Durante il conflitto, il SOC mandava in onda i suoi servizi in tedesco, francese, italiano, inglese, portoghese e spagnolo. Le notizie erano trattate in maniera diversa secondo la lingua?

«È un aspetto difficile da individuare. In alcuni casi, le cronache sono semplicemente delle traduzioni. Non è facile individuare lo zampino dell’autore, determinare il suo ruolo. Tuttavia, abbiamo notato alcune differenze. Per esempio, nella versione tedesca si insisteva sul fatto che l’attacco a Pearl Harbour non era affatto una sorpresa, indicazione che non troviamo però nella versione francese. È necessario, tuttavia, guardare i documenti con la lente di ingrandimento per notare queste differenze», risponde Raphaëlle Ruppen Coutaz.

Influenza del rapporto Bergier

Descritta così dal SOC, la politica elvetica appare cristallina. Oggigiorno, gli storici hanno sviluppato però un senso critico maggiore nei confronti di simili documenti, specialmente alla luce della ricerca della Commissione Bergier (vedi dettagli a fianco).

«Siamo naturalmente influenzati dalla storiografia. Scriviamo la storia in maniera diversa dopo la pubblicazione del rapporto Bergier che ha modificato il nostro sguardo sulla Seconda guerra mondiale. Le nostre domande sono quindi diverse», afferma François Vallotton.

«Gli studenti potevano sviluppare liberamente la loro tematica. Hanno scelto degli elementi sensibili, emersi grazie ai risultati della Commissione Bergier, come le relazioni economiche o la questione dei rifugiati. Questi temi hanno suscitato un grande interesse che ha influenzato anche le attività del seminario», conclude Vallotton.

I primi programmi per gli svizzeri all’estero sono diffusi su onde corte dal 1935 mediante il trasmettitore della Società delle Nazioni Unite a Prangins, nel canton Vaud.

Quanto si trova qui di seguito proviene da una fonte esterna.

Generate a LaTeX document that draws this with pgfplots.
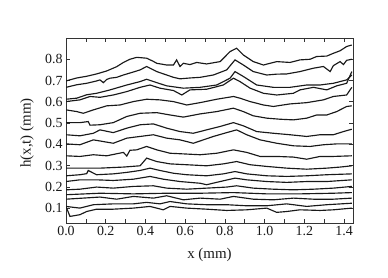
\documentclass[border=0pt]{standalone}
\usepackage{fontspec}
\setmainfont{Liberation Serif}
\usepackage{pgfplots}
\pgfplotsset{compat=1.18}
\begin{document}
\begin{tikzpicture}
\begin{axis}[name=ax, scale only axis, width=287bp, height=185bp,
  xmin=0, xmax=1.445, ymin=0.03, ymax=0.9,
  xtick={0,0.2,0.4,0.6,0.8,1.0,1.2,1.4}, minor x tick num=1,
  ytick={0.1,0.2,0.3,0.4,0.5,0.6,0.7,0.8},
  tick align=inside, major tick length=4bp, minor tick length=4bp,
  /pgf/number format/assume math mode=true,
  xticklabel style={/pgf/number format/fixed, /pgf/number format/fixed zerofill, /pgf/number format/precision=1},
  yticklabel style={/pgf/number format/fixed, /pgf/number format/fixed zerofill, /pgf/number format/precision=1},
  tick label style={font=\fontsize{14}{16}\selectfont, text=black!90},
  label style={font=\fontsize{15}{17}\selectfont, text=black!90},
  xlabel={x (mm)}, ylabel={h(x,t) (mm)},
  x label style={at={([yshift=-32bp]axis description cs:0.5,0)}, anchor=center},
  y label style={at={([xshift=-39bp,yshift=-2.5bp]axis description cs:0,0.5)}, anchor=center},
  axis line style={black!80, line width=0.9pt},
  every tick/.style={black!80, line width=0.7pt},
  curve/.style={black!90, line width=1.15pt, mark=none},
]
\addplot[curve] coordinates {(0,0.698) (0.054,0.712) (0.104,0.72) (0.154,0.731) (0.205,0.745) (0.255,0.765) (0.289,0.785) (0.322,0.800) (0.356,0.809) (0.406,0.805) (0.44,0.79) (0.457,0.781) (0.507,0.773) (0.541,0.773) (0.557,0.797) (0.574,0.766) (0.591,0.781) (0.624,0.775) (0.658,0.785) (0.708,0.778) (0.776,0.789) (0.826,0.836) (0.859,0.852) (0.893,0.820) (0.943,0.789) (0.994,0.773) (1.061,0.789) (1.128,0.785) (1.178,0.797) (1.229,0.800) (1.262,0.813) (1.313,0.815) (1.346,0.828) (1.38,0.840) (1.413,0.860) (1.439,0.867)};
\addplot[curve] coordinates {(0,0.668) (0.054,0.680) (0.104,0.687) (0.154,0.698) (0.171,0.703) (0.188,0.69) (0.205,0.705) (0.222,0.711) (0.255,0.715) (0.289,0.726) (0.339,0.740) (0.373,0.750) (0.406,0.766) (0.423,0.758) (0.457,0.742) (0.507,0.726) (0.541,0.715) (0.574,0.708) (0.624,0.712) (0.675,0.715) (0.742,0.726) (0.809,0.750) (0.851,0.797) (0.893,0.773) (0.943,0.742) (1.011,0.726) (1.061,0.73) (1.111,0.731) (1.178,0.742) (1.246,0.758) (1.296,0.766) (1.33,0.742) (1.346,0.770) (1.38,0.789) (1.397,0.775) (1.413,0.795) (1.439,0.800)};
\addplot[curve] coordinates {(0,0.612) (0.054,0.617) (0.104,0.633) (0.154,0.640) (0.222,0.656) (0.306,0.679) (0.373,0.695) (0.406,0.706) (0.457,0.690) (0.507,0.675) (0.591,0.664) (0.675,0.668) (0.759,0.679) (0.826,0.711) (0.851,0.742) (0.893,0.719) (0.96,0.679) (1.044,0.668) (1.128,0.668) (1.212,0.679) (1.279,0.679) (1.346,0.687) (1.413,0.703) (1.439,0.726)};
\addplot[curve] coordinates {(0,0.601) (0.07,0.609) (0.121,0.625) (0.171,0.621) (0.238,0.632) (0.306,0.648) (0.373,0.668) (0.423,0.679) (0.473,0.664) (0.541,0.653) (0.583,0.632) (0.624,0.656) (0.708,0.659) (0.792,0.679) (0.843,0.711) (0.876,0.695) (0.927,0.664) (0.994,0.640) (1.061,0.632) (1.145,0.640) (1.178,0.656) (1.246,0.668) (1.313,0.656) (1.363,0.675) (1.413,0.687) (1.439,0.742)};
\addplot[curve] coordinates {(0,0.562) (0.054,0.554) (0.087,0.546) (0.138,0.562) (0.205,0.581) (0.272,0.585) (0.339,0.601) (0.406,0.612) (0.473,0.609) (0.541,0.601) (0.608,0.585) (0.675,0.596) (0.759,0.612) (0.843,0.625) (0.876,0.617) (0.927,0.601) (0.994,0.585) (1.044,0.578) (1.128,0.590) (1.212,0.596) (1.296,0.609) (1.346,0.625) (1.413,0.632) (1.439,0.668)};
\addplot[curve] coordinates {(0,0.502) (0.07,0.502) (0.112,0.507) (0.121,0.49) (0.171,0.492) (0.238,0.502) (0.306,0.531) (0.373,0.546) (0.457,0.549) (0.524,0.538) (0.591,0.528) (0.675,0.543) (0.759,0.554) (0.843,0.570) (0.893,0.554) (0.943,0.534) (1.011,0.523) (1.078,0.518) (1.145,0.515) (1.212,0.523) (1.262,0.538) (1.313,0.538) (1.363,0.554) (1.413,0.578) (1.439,0.581)};
\addplot[curve] coordinates {(0,0.445) (0.07,0.440) (0.138,0.452) (0.171,0.468) (0.238,0.455) (0.306,0.476) (0.373,0.492) (0.44,0.496) (0.507,0.476) (0.574,0.460) (0.641,0.452) (0.708,0.468) (0.776,0.484) (0.843,0.502) (0.893,0.487) (0.96,0.460) (1.044,0.452) (1.128,0.445) (1.212,0.437) (1.279,0.445) (1.346,0.445) (1.397,0.460) (1.439,0.471)};
\addplot[curve] coordinates {(0,0.402) (0.07,0.398) (0.138,0.421) (0.188,0.413) (0.238,0.405) (0.306,0.429) (0.373,0.437) (0.44,0.445) (0.507,0.429) (0.574,0.421) (0.641,0.405) (0.742,0.437) (0.809,0.455) (0.859,0.468) (0.91,0.445) (0.977,0.421) (1.061,0.405) (1.145,0.393) (1.229,0.390) (1.296,0.398) (1.363,0.402) (1.439,0.402)};
\addplot[curve] coordinates {(0,0.346) (0.07,0.343) (0.138,0.351) (0.205,0.346) (0.289,0.362) (0.306,0.345) (0.322,0.372) (0.356,0.374) (0.406,0.390) (0.457,0.374) (0.524,0.358) (0.591,0.355) (0.675,0.351) (0.759,0.358) (0.843,0.374) (0.91,0.362) (0.977,0.343) (1.061,0.343) (1.145,0.340) (1.212,0.330) (1.279,0.343) (1.346,0.343) (1.439,0.346)};
\addplot[curve] coordinates {(0,0.288) (0.171,0.288) (0.289,0.293) (0.373,0.299) (0.406,0.335) (0.457,0.319) (0.524,0.308) (0.608,0.304) (0.708,0.299) (0.792,0.308) (0.859,0.319) (0.927,0.304) (1.011,0.296) (1.111,0.288) (1.212,0.283) (1.313,0.288) (1.38,0.293) (1.439,0.299)};
\addplot[curve] coordinates {(0,0.252) (0.07,0.257) (0.104,0.262) (0.112,0.277) (0.154,0.257) (0.238,0.261) (0.306,0.268) (0.373,0.277) (0.423,0.288) (0.473,0.277) (0.541,0.264) (0.608,0.257) (0.708,0.252) (0.792,0.261) (0.851,0.272) (0.91,0.261) (1.011,0.252) (1.111,0.249) (1.212,0.252) (1.313,0.257) (1.439,0.261)};
\addplot[curve] coordinates {(0,0.225) (0.07,0.233) (0.154,0.233) (0.238,0.230) (0.339,0.236) (0.423,0.249) (0.49,0.236) (0.574,0.225) (0.675,0.217) (0.708,0.210) (0.776,0.225) (0.851,0.241) (0.91,0.233) (1.011,0.225) (1.111,0.221) (1.212,0.225) (1.313,0.225) (1.439,0.233)};
\addplot[curve] coordinates {(0,0.186) (0.07,0.189) (0.154,0.199) (0.238,0.194) (0.339,0.202) (0.44,0.205) (0.507,0.194) (0.608,0.189) (0.708,0.194) (0.809,0.199) (0.859,0.205) (0.943,0.194) (1.044,0.189) (1.145,0.186) (1.246,0.189) (1.346,0.194) (1.439,0.202)};
\addplot[curve] coordinates {(0,0.163) (0.171,0.170) (0.339,0.167) (0.507,0.170) (0.675,0.170) (0.843,0.173) (1.011,0.167) (1.178,0.167) (1.346,0.170) (1.439,0.173)};
\addplot[curve] coordinates {(0,0.142) (0.171,0.152) (0.255,0.142) (0.339,0.155) (0.44,0.147) (0.507,0.158) (0.591,0.139) (0.675,0.147) (0.776,0.142) (0.843,0.155) (0.943,0.142) (1.044,0.139) (1.145,0.147) (1.246,0.142) (1.346,0.142) (1.439,0.147)};
\addplot[curve] coordinates {(0,0.108) (0.07,0.100) (0.138,0.116) (0.238,0.120) (0.339,0.120) (0.406,0.127) (0.473,0.120) (0.524,0.131) (0.608,0.120) (0.708,0.116) (0.809,0.116) (0.91,0.111) (1.011,0.111) (1.111,0.120) (1.212,0.108) (1.313,0.116) (1.439,0.123)};
\addplot[curve] coordinates {(0,0.108) (0.02,0.061) (0.07,0.069) (0.104,0.084) (0.154,0.095) (0.238,0.095) (0.339,0.100) (0.423,0.108) (0.49,0.092) (0.524,0.108) (0.608,0.100) (0.708,0.095) (0.809,0.089) (0.91,0.092) (1.011,0.100) (1.061,0.080) (1.111,0.084) (1.178,0.092) (1.279,0.089) (1.346,0.092) (1.439,0.100)};
\end{axis}
\path ([shift={(-66bp,-55bp)}]ax.south west) rectangle ([shift={(35bp,38bp)}]ax.north east);
\end{tikzpicture}
\end{document}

Nel 1939, il Servizio svizzero delle onde corte (SOC) ha a disposizione un proprio trasmettitore a Schwarzenburg, nel canton Berna.

Nel 1978, il SOC è ribattezzato Radio svizzera internazionale (SRI).


Le trasmissioni radiofoniche elvetiche destinate all’estero vivono la loro epoca d’oro durante la Guerra fredda. Con una diffusione in otto lingue e in tutti i continenti, la SRI avvicina un pubblico stimato tra i 5 e i 10 milioni di ascoltatori.

Il declino delle onde corte inizia alla fine degli anni Ottanta. I cambiamenti politici (fine della Guerra fredda) e le trasformazioni tecnologiche (comparsa di internet) mettono in discussione la continuazione del servizio.


La SRI manda in onda gli ultimi programmi radiofonici nel 2004. Da allora, il compito di informare al di fuori dei confini nazionali e la Quinta svizzera spetta alla piattaforma internet swissinfo.ch.

A differenza della Svizzera, molti paesi mantengono le radio internazionali. Fra questi ci sono gli Stati Uniti, la Francia, la Cina, il Regno Unito e Città del Vaticano.

Alla fine della Seconda guerra mondiale e per rispondere alle critiche degli alleati, la Svizzera diffonde l’immagine di un paese che mantiene un comportamento esemplare durante il conflitto.

Nei libri di testo scolastici si legge che la volontà di resistenza dell’esercito e l’accoglienza di un elevato numero di rifugiati ha evitato l’invasione della Svizzera da parte delle nazioni belligeranti.

Questa immagine idilliaca viene ridimensionata negli anni Novanta in seguito al caso dei fondi ebraici in giacenza. I sopravvissuti o i discendenti delle vittime del genocidio nazista riescono soltanto dopo grandi difficoltà a riavere il denaro depositato in Svizzera durante la guerra.

La questione assume una notevole importanza, specialmente nel momento in cui gli Stati Uniti minacciano le banche elvetiche di bandirle dal suolo americano.

Il capitolo fine viene scritto nel 1998 con il pagamento da parte degli istituti bancari svizzeri di un indennizzo pari a 1,25 miliardi di dollari (allora 1,8 miliardi di franchi) alle organizzazioni ebraiche.
 
In seguito a questo scandalo, nel 1996 il governo svizzero incarica una commissione indipendente di esperti di fare piena luce sulla politica della Svizzera durante la Seconda guerra mondiale.

La commissione, presieduta dal professore di storia Jean-François Bergier, pubblica il rapporto finale nel 2002. Quest’ultimo mostra che la Svizzera ha intrattenuto stretti rapporti di carattere economico con i paesi dell’Asse e che la sua politica nei confronti dei rifugiati è stata molto restrittiva.